Tip 9: Exercise your product - automate your tests
Try to use a common testing framework. Make sure it can be driven from the command-line. Take a peek at MetaCheck to see if would help your team.
Tip 10: Use a common, flexible test harness
Unit Tests are designed to test your individual class or object. They are stand-alone, and generally require no other classes or objects to run. Their sole purpose in life is to validate the proper operation of the logic within a single unit of code.
Functional Tests are written to test your entire product’s proper operation (or function). These tests can address your entire product or a major subsystem within a product. They test many objects within the system.
Performance Tests measure how fast your product (or a critical subsystem) can run. Without these tests, you can’t tell whether a code change has improved or degraded your product’s response time (unless you are really good with a stopwatch!).
Load Tests simulate how your product would perform with a large load on it, either from a large number of clients or from a set of power users (or both!). Again, without this type of test, you can’t objectively tell if your code base has been improved or degraded.
Smoke Tests are lightweight tests and must be carefully written to exercise key portions of your product. You would use smoke tests because they run fast but still exercise a relevant portion of your product. The basic idea is to run your product to see if it “smokes,” i.e., fails when you invoke basic functions.
Integration Tests look at how the various pieces of your product lines work together. They can span many products: sometimes your products and sometimes the third-party products you use.
Mock Client Testing is used to create tests from your client’s point of view. A mock client test tries to reproduce common usage scenarios for your product, ensuring that the product meets minimum functional specifications.

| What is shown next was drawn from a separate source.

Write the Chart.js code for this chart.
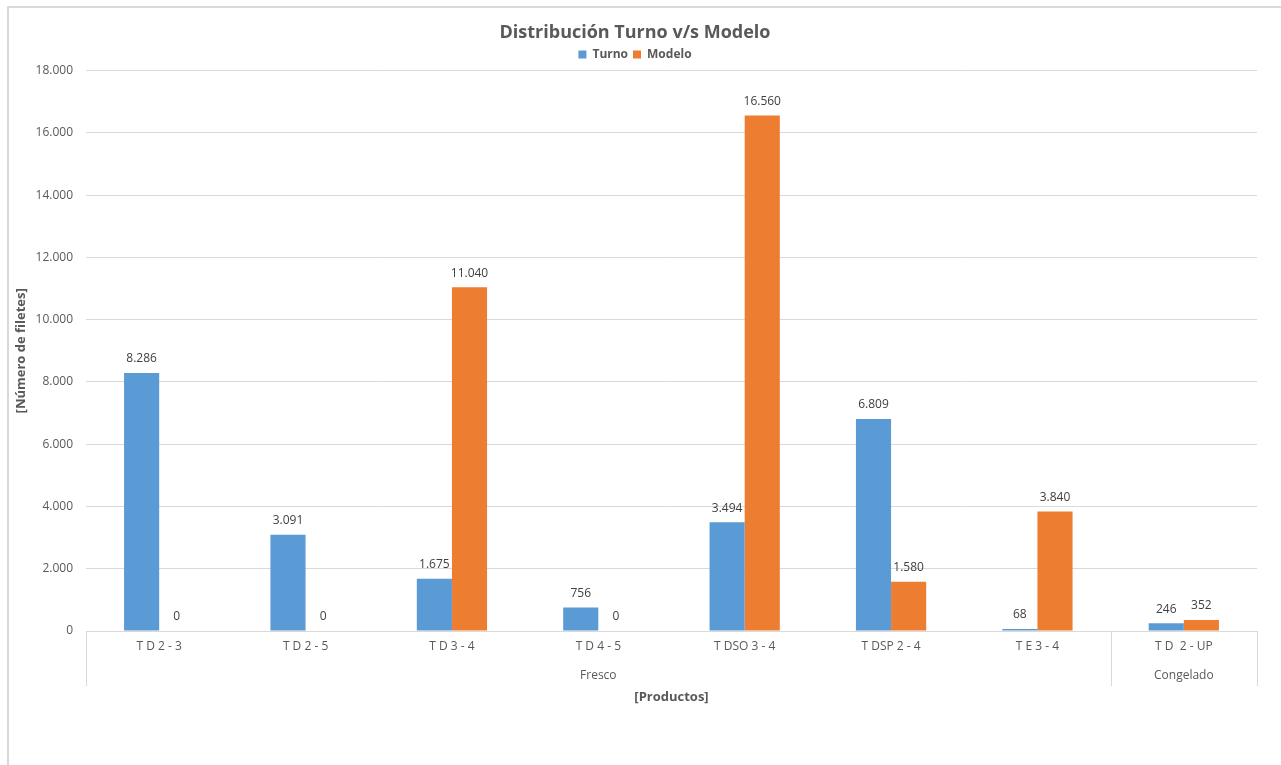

This type of testing can be very effective for getting essential testing coverage in place to cover the most commonly used code paths.
How Do I Get Started?
- select a testing tool or toolkit
- start adding tests to problem areas
- ensure your tests are being run as part of the build system
- are your tests effective? Are you catching bugs?
- What are your code coverage numbers? Are they increasing over time?
- is your product testable?
- do your tests tell you whether they pass or fail?
- does everyone in the shop have the ability to add tests?